• [AVAILABLE DATA]:
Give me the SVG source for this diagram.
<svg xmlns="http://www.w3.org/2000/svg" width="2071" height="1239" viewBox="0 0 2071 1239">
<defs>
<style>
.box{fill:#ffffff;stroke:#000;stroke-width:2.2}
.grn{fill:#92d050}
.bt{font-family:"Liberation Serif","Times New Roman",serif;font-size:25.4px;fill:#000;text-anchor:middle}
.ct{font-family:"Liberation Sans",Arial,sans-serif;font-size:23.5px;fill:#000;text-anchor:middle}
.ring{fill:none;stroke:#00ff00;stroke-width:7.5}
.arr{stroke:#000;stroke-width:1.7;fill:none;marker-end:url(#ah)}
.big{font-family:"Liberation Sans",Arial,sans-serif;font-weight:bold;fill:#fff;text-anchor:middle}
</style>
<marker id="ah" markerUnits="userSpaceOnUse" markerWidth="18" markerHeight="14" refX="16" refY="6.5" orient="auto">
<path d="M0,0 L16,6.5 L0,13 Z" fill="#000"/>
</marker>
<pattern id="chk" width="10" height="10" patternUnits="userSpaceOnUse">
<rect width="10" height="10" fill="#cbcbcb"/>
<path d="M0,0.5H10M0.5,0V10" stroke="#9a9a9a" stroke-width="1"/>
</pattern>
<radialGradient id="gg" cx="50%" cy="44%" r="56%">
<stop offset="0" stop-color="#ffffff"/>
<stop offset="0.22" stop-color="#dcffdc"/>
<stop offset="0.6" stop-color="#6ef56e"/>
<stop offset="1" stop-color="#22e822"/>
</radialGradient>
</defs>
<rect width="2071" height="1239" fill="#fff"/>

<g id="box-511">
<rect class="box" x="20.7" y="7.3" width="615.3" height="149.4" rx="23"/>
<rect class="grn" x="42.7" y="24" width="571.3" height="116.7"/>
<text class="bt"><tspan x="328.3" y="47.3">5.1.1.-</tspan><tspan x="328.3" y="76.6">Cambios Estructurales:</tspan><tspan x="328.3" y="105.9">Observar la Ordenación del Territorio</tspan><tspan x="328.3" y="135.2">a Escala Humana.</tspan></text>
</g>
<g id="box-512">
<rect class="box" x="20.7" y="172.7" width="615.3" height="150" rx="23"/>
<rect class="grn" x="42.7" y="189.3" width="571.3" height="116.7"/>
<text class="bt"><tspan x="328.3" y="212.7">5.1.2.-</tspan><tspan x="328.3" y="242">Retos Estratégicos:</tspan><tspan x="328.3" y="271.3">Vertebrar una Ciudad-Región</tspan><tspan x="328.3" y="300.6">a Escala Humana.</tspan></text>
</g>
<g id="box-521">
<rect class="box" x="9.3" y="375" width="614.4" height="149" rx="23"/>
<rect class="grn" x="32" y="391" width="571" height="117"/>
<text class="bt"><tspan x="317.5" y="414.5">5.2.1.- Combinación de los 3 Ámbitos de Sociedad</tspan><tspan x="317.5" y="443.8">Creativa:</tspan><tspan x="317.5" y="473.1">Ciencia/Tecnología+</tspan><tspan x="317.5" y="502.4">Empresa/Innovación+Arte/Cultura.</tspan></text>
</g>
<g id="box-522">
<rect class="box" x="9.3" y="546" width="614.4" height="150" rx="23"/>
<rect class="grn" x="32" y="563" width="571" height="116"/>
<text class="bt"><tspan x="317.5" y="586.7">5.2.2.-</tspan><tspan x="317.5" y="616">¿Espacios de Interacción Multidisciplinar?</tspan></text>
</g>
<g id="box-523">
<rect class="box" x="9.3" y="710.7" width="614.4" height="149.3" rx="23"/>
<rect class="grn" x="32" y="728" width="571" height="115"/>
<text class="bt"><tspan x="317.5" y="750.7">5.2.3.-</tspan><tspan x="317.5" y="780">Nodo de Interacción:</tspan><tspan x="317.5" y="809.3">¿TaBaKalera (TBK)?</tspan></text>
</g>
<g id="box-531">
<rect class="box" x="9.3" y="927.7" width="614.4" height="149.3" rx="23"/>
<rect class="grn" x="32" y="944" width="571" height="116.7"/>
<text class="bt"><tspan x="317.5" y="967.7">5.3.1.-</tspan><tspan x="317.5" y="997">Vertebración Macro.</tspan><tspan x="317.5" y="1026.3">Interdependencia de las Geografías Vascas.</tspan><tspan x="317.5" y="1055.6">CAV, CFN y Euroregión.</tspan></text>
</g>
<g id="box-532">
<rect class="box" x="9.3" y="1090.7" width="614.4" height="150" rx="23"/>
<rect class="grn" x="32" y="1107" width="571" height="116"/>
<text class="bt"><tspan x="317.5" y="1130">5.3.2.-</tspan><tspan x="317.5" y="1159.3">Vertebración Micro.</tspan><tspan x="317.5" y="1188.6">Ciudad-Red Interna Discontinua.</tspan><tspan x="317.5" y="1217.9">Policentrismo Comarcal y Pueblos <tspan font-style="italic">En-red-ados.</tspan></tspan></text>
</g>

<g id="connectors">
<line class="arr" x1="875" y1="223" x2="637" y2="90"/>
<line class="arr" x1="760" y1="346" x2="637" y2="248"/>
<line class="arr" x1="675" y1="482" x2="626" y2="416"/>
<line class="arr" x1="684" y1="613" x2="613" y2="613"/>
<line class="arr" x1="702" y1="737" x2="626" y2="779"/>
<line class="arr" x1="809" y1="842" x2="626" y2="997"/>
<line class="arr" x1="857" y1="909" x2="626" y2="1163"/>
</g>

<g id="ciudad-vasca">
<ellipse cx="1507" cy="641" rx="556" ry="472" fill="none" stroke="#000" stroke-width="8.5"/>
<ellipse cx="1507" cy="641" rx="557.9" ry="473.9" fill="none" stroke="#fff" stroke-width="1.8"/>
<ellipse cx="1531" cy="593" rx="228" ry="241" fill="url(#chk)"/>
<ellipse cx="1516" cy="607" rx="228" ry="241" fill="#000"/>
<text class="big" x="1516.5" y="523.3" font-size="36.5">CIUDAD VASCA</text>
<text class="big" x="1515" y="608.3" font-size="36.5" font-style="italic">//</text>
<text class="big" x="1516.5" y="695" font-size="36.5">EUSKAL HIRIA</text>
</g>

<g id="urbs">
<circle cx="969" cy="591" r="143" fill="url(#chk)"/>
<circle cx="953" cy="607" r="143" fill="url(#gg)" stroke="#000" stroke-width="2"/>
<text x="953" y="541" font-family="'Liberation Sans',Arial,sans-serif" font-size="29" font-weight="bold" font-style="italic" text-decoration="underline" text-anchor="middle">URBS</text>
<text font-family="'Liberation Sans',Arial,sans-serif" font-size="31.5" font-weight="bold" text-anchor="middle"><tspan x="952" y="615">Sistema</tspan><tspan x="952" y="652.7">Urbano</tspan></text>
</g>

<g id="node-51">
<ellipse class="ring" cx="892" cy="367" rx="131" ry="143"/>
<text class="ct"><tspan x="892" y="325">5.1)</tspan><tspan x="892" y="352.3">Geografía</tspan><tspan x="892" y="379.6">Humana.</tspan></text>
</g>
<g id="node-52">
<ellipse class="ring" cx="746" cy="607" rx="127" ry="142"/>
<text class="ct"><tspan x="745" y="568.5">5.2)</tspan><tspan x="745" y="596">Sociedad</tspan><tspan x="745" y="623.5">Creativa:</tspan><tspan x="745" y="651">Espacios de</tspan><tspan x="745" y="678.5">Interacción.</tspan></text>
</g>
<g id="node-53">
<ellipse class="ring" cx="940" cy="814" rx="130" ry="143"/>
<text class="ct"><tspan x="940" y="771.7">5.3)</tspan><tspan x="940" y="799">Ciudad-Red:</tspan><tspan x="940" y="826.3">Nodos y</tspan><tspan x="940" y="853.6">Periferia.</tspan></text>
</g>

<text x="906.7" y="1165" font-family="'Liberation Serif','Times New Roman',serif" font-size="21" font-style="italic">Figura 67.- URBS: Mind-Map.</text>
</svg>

• [YOUR OBJECTIVE]: Write the material out again word for word.

• [THE ANSWER]:
Give me the SVG source for this diagram.
<svg xmlns="http://www.w3.org/2000/svg" width="2071" height="1239" viewBox="0 0 2071 1239">
<defs>
<style>
.box{fill:#ffffff;stroke:#000;stroke-width:2.2}
.grn{fill:#92d050}
.bt{font-family:"Liberation Serif","Times New Roman",serif;font-size:25.4px;fill:#000;text-anchor:middle}
.ct{font-family:"Liberation Sans",Arial,sans-serif;font-size:23.5px;fill:#000;text-anchor:middle}
.ring{fill:none;stroke:#00ff00;stroke-width:7.5}
.arr{stroke:#000;stroke-width:1.7;fill:none;marker-end:url(#ah)}
.big{font-family:"Liberation Sans",Arial,sans-serif;font-weight:bold;fill:#fff;text-anchor:middle}
</style>
<marker id="ah" markerUnits="userSpaceOnUse" markerWidth="18" markerHeight="14" refX="16" refY="6.5" orient="auto">
<path d="M0,0 L16,6.5 L0,13 Z" fill="#000"/>
</marker>
<pattern id="chk" width="10" height="10" patternUnits="userSpaceOnUse">
<rect width="10" height="10" fill="#cbcbcb"/>
<path d="M0,0.5H10M0.5,0V10" stroke="#9a9a9a" stroke-width="1"/>
</pattern>
<radialGradient id="gg" cx="50%" cy="44%" r="56%">
<stop offset="0" stop-color="#ffffff"/>
<stop offset="0.22" stop-color="#dcffdc"/>
<stop offset="0.6" stop-color="#6ef56e"/>
<stop offset="1" stop-color="#22e822"/>
</radialGradient>
</defs>
<rect width="2071" height="1239" fill="#fff"/>

<g id="box-511">
<rect class="box" x="20.7" y="7.3" width="615.3" height="149.4" rx="23"/>
<rect class="grn" x="42.7" y="24" width="571.3" height="116.7"/>
<text class="bt"><tspan x="328.3" y="47.3">5.1.1.-</tspan><tspan x="328.3" y="76.6">Cambios Estructurales:</tspan><tspan x="328.3" y="105.9">Observar la Ordenación del Territorio</tspan><tspan x="328.3" y="135.2">a Escala Humana.</tspan></text>
</g>
<g id="box-512">
<rect class="box" x="20.7" y="172.7" width="615.3" height="150" rx="23"/>
<rect class="grn" x="42.7" y="189.3" width="571.3" height="116.7"/>
<text class="bt"><tspan x="328.3" y="212.7">5.1.2.-</tspan><tspan x="328.3" y="242">Retos Estratégicos:</tspan><tspan x="328.3" y="271.3">Vertebrar una Ciudad-Región</tspan><tspan x="328.3" y="300.6">a Escala Humana.</tspan></text>
</g>
<g id="box-521">
<rect class="box" x="9.3" y="375" width="614.4" height="149" rx="23"/>
<rect class="grn" x="32" y="391" width="571" height="117"/>
<text class="bt"><tspan x="317.5" y="414.5">5.2.1.- Combinación de los 3 Ámbitos de Sociedad</tspan><tspan x="317.5" y="443.8">Creativa:</tspan><tspan x="317.5" y="473.1">Ciencia/Tecnología+</tspan><tspan x="317.5" y="502.4">Empresa/Innovación+Arte/Cultura.</tspan></text>
</g>
<g id="box-522">
<rect class="box" x="9.3" y="546" width="614.4" height="150" rx="23"/>
<rect class="grn" x="32" y="563" width="571" height="116"/>
<text class="bt"><tspan x="317.5" y="586.7">5.2.2.-</tspan><tspan x="317.5" y="616">¿Espacios de Interacción Multidisciplinar?</tspan></text>
</g>
<g id="box-523">
<rect class="box" x="9.3" y="710.7" width="614.4" height="149.3" rx="23"/>
<rect class="grn" x="32" y="728" width="571" height="115"/>
<text class="bt"><tspan x="317.5" y="750.7">5.2.3.-</tspan><tspan x="317.5" y="780">Nodo de Interacción:</tspan><tspan x="317.5" y="809.3">¿TaBaKalera (TBK)?</tspan></text>
</g>
<g id="box-531">
<rect class="box" x="9.3" y="927.7" width="614.4" height="149.3" rx="23"/>
<rect class="grn" x="32" y="944" width="571" height="116.7"/>
<text class="bt"><tspan x="317.5" y="967.7">5.3.1.-</tspan><tspan x="317.5" y="997">Vertebración Macro.</tspan><tspan x="317.5" y="1026.3">Interdependencia de las Geografías Vascas.</tspan><tspan x="317.5" y="1055.6">CAV, CFN y Euroregión.</tspan></text>
</g>
<g id="box-532">
<rect class="box" x="9.3" y="1090.7" width="614.4" height="150" rx="23"/>
<rect class="grn" x="32" y="1107" width="571" height="116"/>
<text class="bt"><tspan x="317.5" y="1130">5.3.2.-</tspan><tspan x="317.5" y="1159.3">Vertebración Micro.</tspan><tspan x="317.5" y="1188.6">Ciudad-Red Interna Discontinua.</tspan><tspan x="317.5" y="1217.9">Policentrismo Comarcal y Pueblos <tspan font-style="italic">En-red-ados.</tspan></tspan></text>
</g>

<g id="connectors">
<line class="arr" x1="875" y1="223" x2="637" y2="90"/>
<line class="arr" x1="760" y1="346" x2="637" y2="248"/>
<line class="arr" x1="675" y1="482" x2="626" y2="416"/>
<line class="arr" x1="684" y1="613" x2="613" y2="613"/>
<line class="arr" x1="702" y1="737" x2="626" y2="779"/>
<line class="arr" x1="809" y1="842" x2="626" y2="997"/>
<line class="arr" x1="857" y1="909" x2="626" y2="1163"/>
</g>

<g id="ciudad-vasca">
<ellipse cx="1507" cy="641" rx="556" ry="472" fill="none" stroke="#000" stroke-width="8.5"/>
<ellipse cx="1507" cy="641" rx="557.9" ry="473.9" fill="none" stroke="#fff" stroke-width="1.8"/>
<ellipse cx="1531" cy="593" rx="228" ry="241" fill="url(#chk)"/>
<ellipse cx="1516" cy="607" rx="228" ry="241" fill="#000"/>
<text class="big" x="1516.5" y="523.3" font-size="36.5">CIUDAD VASCA</text>
<text class="big" x="1515" y="608.3" font-size="36.5" font-style="italic">//</text>
<text class="big" x="1516.5" y="695" font-size="36.5">EUSKAL HIRIA</text>
</g>

<g id="urbs">
<circle cx="969" cy="591" r="143" fill="url(#chk)"/>
<circle cx="953" cy="607" r="143" fill="url(#gg)" stroke="#000" stroke-width="2"/>
<text x="953" y="541" font-family="'Liberation Sans',Arial,sans-serif" font-size="29" font-weight="bold" font-style="italic" text-decoration="underline" text-anchor="middle">URBS</text>
<text font-family="'Liberation Sans',Arial,sans-serif" font-size="31.5" font-weight="bold" text-anchor="middle"><tspan x="952" y="615">Sistema</tspan><tspan x="952" y="652.7">Urbano</tspan></text>
</g>

<g id="node-51">
<ellipse class="ring" cx="892" cy="367" rx="131" ry="143"/>
<text class="ct"><tspan x="892" y="325">5.1)</tspan><tspan x="892" y="352.3">Geografía</tspan><tspan x="892" y="379.6">Humana.</tspan></text>
</g>
<g id="node-52">
<ellipse class="ring" cx="746" cy="607" rx="127" ry="142"/>
<text class="ct"><tspan x="745" y="568.5">5.2)</tspan><tspan x="745" y="596">Sociedad</tspan><tspan x="745" y="623.5">Creativa:</tspan><tspan x="745" y="651">Espacios de</tspan><tspan x="745" y="678.5">Interacción.</tspan></text>
</g>
<g id="node-53">
<ellipse class="ring" cx="940" cy="814" rx="130" ry="143"/>
<text class="ct"><tspan x="940" y="771.7">5.3)</tspan><tspan x="940" y="799">Ciudad-Red:</tspan><tspan x="940" y="826.3">Nodos y</tspan><tspan x="940" y="853.6">Periferia.</tspan></text>
</g>

<text x="906.7" y="1165" font-family="'Liberation Serif','Times New Roman',serif" font-size="21" font-style="italic">Figura 67.- URBS: Mind-Map.</text>
</svg>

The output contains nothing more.